UK Politics

Landale online: Cameron builds bridges in Pakistan

David Cameron signs a document with Pakistan PM Yousuf Raza Gilani Image copyright PA
Image caption Mr Cameron and Pakistan's PM Yousuf Raza Gilani pledged to increase trade

In July last year, David Cameron, while travelling in India, said this: "We want to see a strong, stable and democratic Pakistan.

"But we cannot tolerate in any sense the idea that this country is allowed to look both ways and is able, in any way, to promote the export of terror whether to India, whether to Afghanistan or anywhere else in the world."

The resulting outrage in Islamabad still lingers.

One local journalist told the prime minister to his face today that these remarks were obnoxious.

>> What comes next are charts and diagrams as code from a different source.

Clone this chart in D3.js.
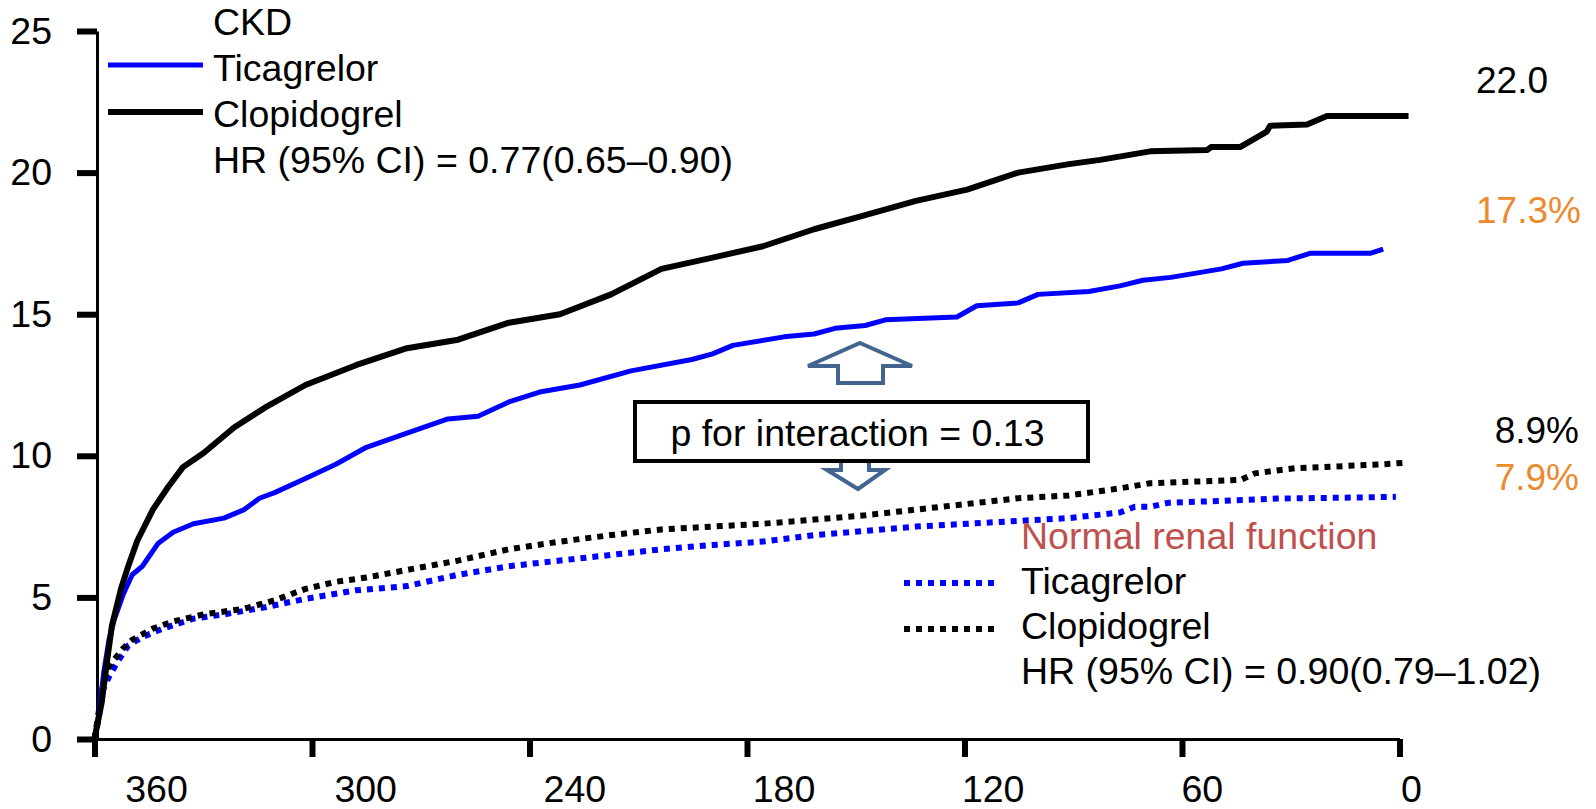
<!DOCTYPE html>
<html>
<head>
<meta charset="utf-8">
<script src="https://cdn.jsdelivr.net/npm/d3@7"></script>
<style>
  html, body { margin: 0; padding: 0; background: #fff; }
  svg { display: block; }
  text { font-family: "Liberation Sans", Arial, Helvetica, sans-serif; }
</style>
</head>
<body>
<svg id="chart" width="1596" height="809"></svg>
<script>
// Axis ticks
const xTickValues = [360, 300, 240, 180, 120, 60, 0];
const yTickValues = [0, 5, 10, 15, 20, 25];

// Cumulative event rate (%) by day, [day, value]
const ckdTicagrelor = [
  [360,0],[358.8,0.9],[357.4,2.4],[356,3.5],[354.6,4.2],[352.1,5.1],[349.6,5.8],[346.8,6.1],
  [342.5,6.9],[338.3,7.3],[332.7,7.6],[324.3,7.8],[318.7,8.1],[314.5,8.5],[310.3,8.7],
  [301.8,9.2],[293.4,9.7],[285,10.3],[273.8,10.8],[262.5,11.3],[254.2,11.4],[245.7,11.9],
  [237.2,12.25],[226.1,12.5],[212,13.0],[195.2,13.4],[189.5,13.6],[183.9,13.9],[169.8,14.2],
  [161.5,14.3],[155.7,14.5],[147.4,14.6],[141.8,14.8],[122.1,14.9],[116.6,15.3],[105.2,15.4],
  [99.7,15.7],[85.7,15.8],[77.1,16.0],[70.8,16.2],[63.1,16.3],[49.1,16.6],[43.2,16.8],
  [30.8,16.9],[24.7,17.15],[8.1,17.15],[4.5,17.3]
];
const ckdClopidogrel = [
  [360,0],[358,1.3],[356.6,2.7],[355.2,4.0],[352.7,5.3],[350.7,6.1],[348.2,7.0],[343.9,8.1],
  [339.7,8.9],[335.6,9.6],[329.9,10.1],[321.5,11.0],[313,11.7],[301.8,12.5],[287.9,13.2],
  [273.8,13.8],[259.7,14.1],[245.7,14.7],[231.6,15.0],[217.5,15.7],[203.6,16.6],[189.5,17.0],
  [175.6,17.4],[161.5,18.0],[147.4,18.5],[133.4,19.0],[119.3,19.4],[105.2,20.0],[91.2,20.3],
  [82.6,20.45],[68.8,20.75],[53,20.8],[52,20.9],[44,20.9],[36.6,21.45],[35.7,21.65],
  [25.5,21.7],[20,22.0],[-2.5,22.0]
];
const normalTicagrelor = [
  [360,0],[358.8,0.75],[358,1.65],[356,2.2],[353.8,2.7],[350.7,3.3],[346.8,3.6],[341.1,3.9],
  [332.7,4.25],[324.3,4.4],[313,4.65],[301.8,4.95],[287.9,5.25],[273.8,5.4],[259.7,5.8],
  [245.7,6.1],[231.6,6.3],[217.5,6.5],[203.6,6.7],[189.5,6.85],[175.6,6.97],[161.5,7.2],
  [147.4,7.35],[133.4,7.5],[119.3,7.6],[105.2,7.7],[91.2,7.8],[77.1,8.0],[73,8.2],[68.8,8.2],
  [63.8,8.34],[42.6,8.44],[33.8,8.49],[10.9,8.53],[1,8.55]
];
const normalClopidogrel = [
  [360,0],[358,1.65],[356.6,2.45],[355.2,2.7],[352.1,3.2],[349.6,3.5],[343.9,3.9],[338.3,4.15],
  [329.9,4.4],[318.7,4.6],[310.3,4.9],[301.8,5.3],[293.4,5.55],[285,5.7],[273.8,5.97],
  [259.7,6.3],[245.7,6.7],[231.6,6.97],[217.5,7.2],[203.6,7.4],[189.5,7.5],[175.6,7.6],
  [161.5,7.75],[147.4,7.9],[133.4,8.1],[119.3,8.3],[105.2,8.5],[91.2,8.6],[77.1,8.85],
  [68.8,9.03],[43.8,9.15],[39.9,9.38],[28.8,9.56],[4.5,9.7],[-1,9.75]
];

// Legend / annotation text
const ckdLegend = ["CKD", "Ticagrelor", "Clopidogrel", "HR (95% CI) = 0.77(0.65\u20130.90)"];
const normalLegend = ["Normal renal function", "Ticagrelor", "Clopidogrel", "HR (95% CI) = 0.90(0.79\u20131.02)"];
const endLabels = ["22.0", "17.3%", "8.9%", "7.9%"];
const interactionText = "p for interaction = 0.13";

const BLUE = "#0000ff", BLACK = "#000000", ORANGE = "#ec8a2e", RED = "#c0504d", ARROW = "#41658f";
const FS = 37.5;

const svg = d3.select("#chart");
svg.append("rect").attr("width", 1596).attr("height", 809).attr("fill", "#fff");

const x = d3.scaleLinear().domain([360, 0]).range([94.5, 1399.5]);
const y = d3.scaleLinear().domain([0, 25]).range([739, 31]);
// tick labels sit on their own, slightly shifted spacing
const labelX = d3.scaleLinear().domain([360, 0]).range([156, 1411]);

// X axis
const gx = svg.append("g").attr("transform", `translate(0,${y(0)})`)
  .call(d3.axisBottom(x).tickValues(xTickValues).tickSize(18).tickSizeOuter(0).tickPadding(18).tickFormat(d3.format("d")));
gx.select(".domain").attr("stroke", BLACK).attr("stroke-width", 3);
gx.selectAll(".tick line").attr("stroke", BLACK).attr("stroke-width", 6);
gx.selectAll(".tick text").attr("font-size", FS).attr("fill", BLACK)
  .attr("font-family", "Liberation Sans, Arial, sans-serif")
  .attr("dx", d => labelX(d) - x(d));

// Y axis
const gy = svg.append("g").attr("transform", `translate(${x(360) + 2.5},0)`)
  .call(d3.axisLeft(y).tickValues(yTickValues).tickSize(20).tickSizeOuter(0).tickPadding(25));
gy.select(".domain").attr("stroke", BLACK).attr("stroke-width", 3);
gy.selectAll(".tick line").attr("stroke", BLACK).attr("stroke-width", 6);
gy.selectAll(".tick text").attr("font-size", FS).attr("fill", BLACK)
  .attr("font-family", "Liberation Sans, Arial, sans-serif");

// Curves
const line = d3.line().x(d => x(d[0])).y(d => y(d[1]));
const series = [
  { data: normalTicagrelor, color: BLUE, width: 6, dash: "6,6" },
  { data: normalClopidogrel, color: BLACK, width: 6, dash: "6,6" },
  { data: ckdTicagrelor, color: BLUE, width: 5, dash: null },
  { data: ckdClopidogrel, color: BLACK, width: 6, dash: null }
];
svg.append("g").selectAll("path").data(series).join("path")
  .attr("d", d => line(d.data))
  .attr("fill", "none")
  .attr("stroke", d => d.color)
  .attr("stroke-width", d => d.width)
  .attr("stroke-linejoin", "round")
  .attr("stroke-dasharray", d => d.dash);

// CKD legend
const legA = svg.append("g");
legA.selectAll("text").data(ckdLegend).join("text")
  .attr("x", 213).attr("y", (d, i) => 35 + i * 46)
  .attr("font-size", FS).attr("fill", BLACK).text(d => d);
legA.append("line").attr("x1", 108).attr("x2", 203).attr("y1", 65).attr("y2", 65)
  .attr("stroke", BLUE).attr("stroke-width", 5);
legA.append("line").attr("x1", 108).attr("x2", 203).attr("y1", 112).attr("y2", 112)
  .attr("stroke", BLACK).attr("stroke-width", 6);

// Normal renal function legend
const legB = svg.append("g");
legB.selectAll("text").data(normalLegend).join("text")
  .attr("x", 1021).attr("y", (d, i) => 549 + i * 45)
  .attr("font-size", FS).attr("fill", (d, i) => i === 0 ? RED : BLACK).text(d => d);
legB.append("line").attr("x1", 904).attr("x2", 1000).attr("y1", 583).attr("y2", 583)
  .attr("stroke", BLUE).attr("stroke-width", 6).attr("stroke-dasharray", "6,6");
legB.append("line").attr("x1", 904).attr("x2", 1000).attr("y1", 629).attr("y2", 629)
  .attr("stroke", BLACK).attr("stroke-width", 6).attr("stroke-dasharray", "6,6");

// End-of-follow-up rates
const endPos = [
  { x: 1476, y: 93, anchor: "start", color: BLACK },
  { x: 1476, y: 223, anchor: "start", color: ORANGE },
  { x: 1579, y: 443, anchor: "end", color: BLACK },
  { x: 1579, y: 490, anchor: "end", color: ORANGE }
];
svg.append("g").selectAll("text").data(endLabels).join("text")
  .attr("x", (d, i) => endPos[i].x).attr("y", (d, i) => endPos[i].y)
  .attr("text-anchor", (d, i) => endPos[i].anchor)
  .attr("fill", (d, i) => endPos[i].color)
  .attr("font-size", 37).text(d => d);

// Interaction box with arrows
const box = { x: 635, y: 402, w: 453, h: 59 };
const cx = 860;
const ann = svg.append("g");
// up arrow
ann.append("path")
  .attr("d", `M${cx},343 L${cx + 52},366 L${cx + 23},366 L${cx + 23},383 L${cx - 22},383 L${cx - 22},366 L${cx - 52},366 Z`)
  .attr("fill", "#fff").attr("stroke", ARROW).attr("stroke-width", 4).attr("stroke-linejoin", "miter");
// down arrow
ann.append("path")
  .attr("d", `M${cx - 4 - 15},452 L${cx - 4 + 13},452 L${cx - 4 + 13},470 L${cx - 4 + 29},470 L${cx - 2},489 L${cx - 4 - 29},470 L${cx - 4 - 15},470 Z`)
  .attr("fill", "#fff").attr("stroke", ARROW).attr("stroke-width", 4);
ann.append("rect")
  .attr("x", box.x).attr("y", box.y).attr("width", box.w).attr("height", box.h)
  .attr("fill", "#fff").attr("stroke", BLACK).attr("stroke-width", 4);
ann.append("text")
  .attr("x", box.x + box.w / 2 - 4).attr("y", box.y + 44)
  .attr("text-anchor", "middle").attr("font-size", FS).attr("fill", BLACK)
  .text(interactionText);
</script>
</body>
</html>
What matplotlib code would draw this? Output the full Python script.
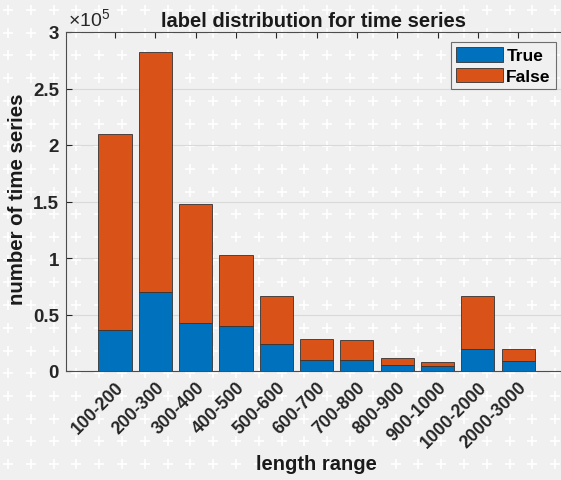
import numpy as np
import matplotlib
matplotlib.use("Agg")
import matplotlib.pyplot as plt
import matplotlib.transforms as mtransforms

plt.rcParams['font.family'] = ['Liberation Sans', 'DejaVu Sans']
plt.rcParams['font.weight'] = 'bold'

ranges = ['100-200', '200-300', '300-400', '400-500', '500-600', '600-700',
          '700-800', '800-900', '900-1000', '1000-2000', '2000-3000']
n_true = [0.36, 0.70, 0.425, 0.40, 0.24, 0.10, 0.097, 0.05, 0.04, 0.197, 0.086]
n_total = [2.10, 2.82, 1.475, 1.025, 0.665, 0.283, 0.277, 0.115, 0.08, 0.665, 0.192]
scale = 1e5

true_vals = np.array(n_true) * scale
false_vals = (np.array(n_total) - np.array(n_true)) * scale

bg = '#f0f0f0'
fig = plt.figure(figsize=(5.61, 4.81), dpi=100, facecolor=bg)

# background plus pattern
bgax = fig.add_axes([0, 0, 1, 1], zorder=-10)
bgax.set_facecolor(bg)
gx, gy = np.meshgrid(np.arange(8, 561, 22.8), np.arange(11, 481, 22.7))
bgax.scatter(gx.ravel(), gy.ravel(), marker='+', s=60, c='white', linewidths=1.2)
bgax.set_xlim(0, 561)
bgax.set_ylim(481, 0)
bgax.axis('off')

ax = fig.add_axes([66/561, 1-372/481, 1-66/561, (372-33)/481])
ax.set_facecolor('none')
x = np.arange(len(ranges))
ax.bar(x, true_vals, width=0.82, color='#0072BD', edgecolor='#333333', linewidth=0.6, label='True', zorder=3)
ax.bar(x, false_vals, width=0.82, bottom=true_vals, color='#D95319', edgecolor='#333333', linewidth=0.6, label='False', zorder=3)

ax.set_xlim(-1.215, 11.06)
ax.set_ylim(0, 3e5)
ax.set_yticks(np.arange(0, 3.01, 0.5) * scale)
ax.set_yticklabels(['0', '0.5', '1', '1.5', '2', '2.5', '3'])
ax.set_xticks(x)
ax.set_xticklabels(ranges, rotation=45, ha='right', rotation_mode='anchor')
shift = mtransforms.ScaledTranslation(8/100, 0, fig.dpi_scale_trans)
for lbl in ax.get_xticklabels():
    lbl.set_transform(lbl.get_transform() + shift)
ax.tick_params(direction='in', top=True, length=4, width=0.8, colors='#262626')
ax.tick_params(axis='x', pad=5, labelsize=12.8)
ax.tick_params(axis='y', pad=5, labelsize=13.5)
ax.yaxis.grid(True, color='#d9d9d9', linewidth=0.8, zorder=0)
ax.set_axisbelow(True)
for s in ['left', 'bottom', 'top']:
    ax.spines[s].set_color('#4d4d4d')
    ax.spines[s].set_linewidth(0.8)
ax.spines['right'].set_visible(False)

ax.text(0.004, 1.008, r'$\mathregular{\times10^5}$', transform=ax.transAxes, fontsize=14,
        fontweight='normal', color='#262626', va='bottom', ha='left')
ax.set_title('label distribution for time series', fontsize=14.5, fontweight='bold', color='#1a1a1a', pad=4)
ax.set_xlabel('length range', fontsize=14.5, fontweight='bold', color='#1a1a1a')
ax.set_ylabel('number of time series', fontsize=14.7, fontweight='bold', color='#1a1a1a')
ax.xaxis.set_label_coords((316 - 66) / (561 - 66), -(455 - 372) / (372 - 33))
ax.yaxis.set_label_coords(-(66 - 27) / (561 - 66), (372 - 199) / (372 - 33))

leg = ax.legend(loc='upper right', bbox_to_anchor=(556/561, 1-43/481), bbox_transform=fig.transFigure,
                fontsize=12.5, frameon=True, fancybox=False, edgecolor='#4d4d4d', facecolor=bg,
                handlelength=2.7, handleheight=0.9, handletextpad=0.2, borderpad=0.3, labelspacing=0.25,
                borderaxespad=0)
leg.get_frame().set_linewidth(0.8)

fig.savefig('out.png', dpi=100, facecolor=bg)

So today Mr Cameron came to build bridges over some rather troubled waters.

"Let's clear up the misunderstandings of the past, work through the tensions of the present and look together to the opportunities of the future," he said.

The message was that Pakistan's security services - the ISI - have changed, as have the circumstances.

Such is the scale of the terrorist threat from militants of all colours in Pakistan that - so the argument goes - the ISI are too busy tackling the Taliban here to worry about staying in touch with their counterparts over the border in Afghanistan.

But the prime minister did come to forge a new security relationship with a country that is still the source of many terrorist threats to the UK.

There were no businessmen selling arms on this trip, instead the chief of defence staff and the head of the security service MI6.

The aim is to establish a broader, steadier security relationship with Pakistan, a relationship that some British officials said in the past was too transactional and, on occasion, dysfunctional.

So there will be more regular meetings of officials and politicians, and hopefully less chance for misunderstanding.

The problem is this: Mr Cameron came promising lots of relationship-repairing goodies like education aid worth £650m and greater co-operation over roadside bombs.

But it is still not clear yet what Britain is getting in return.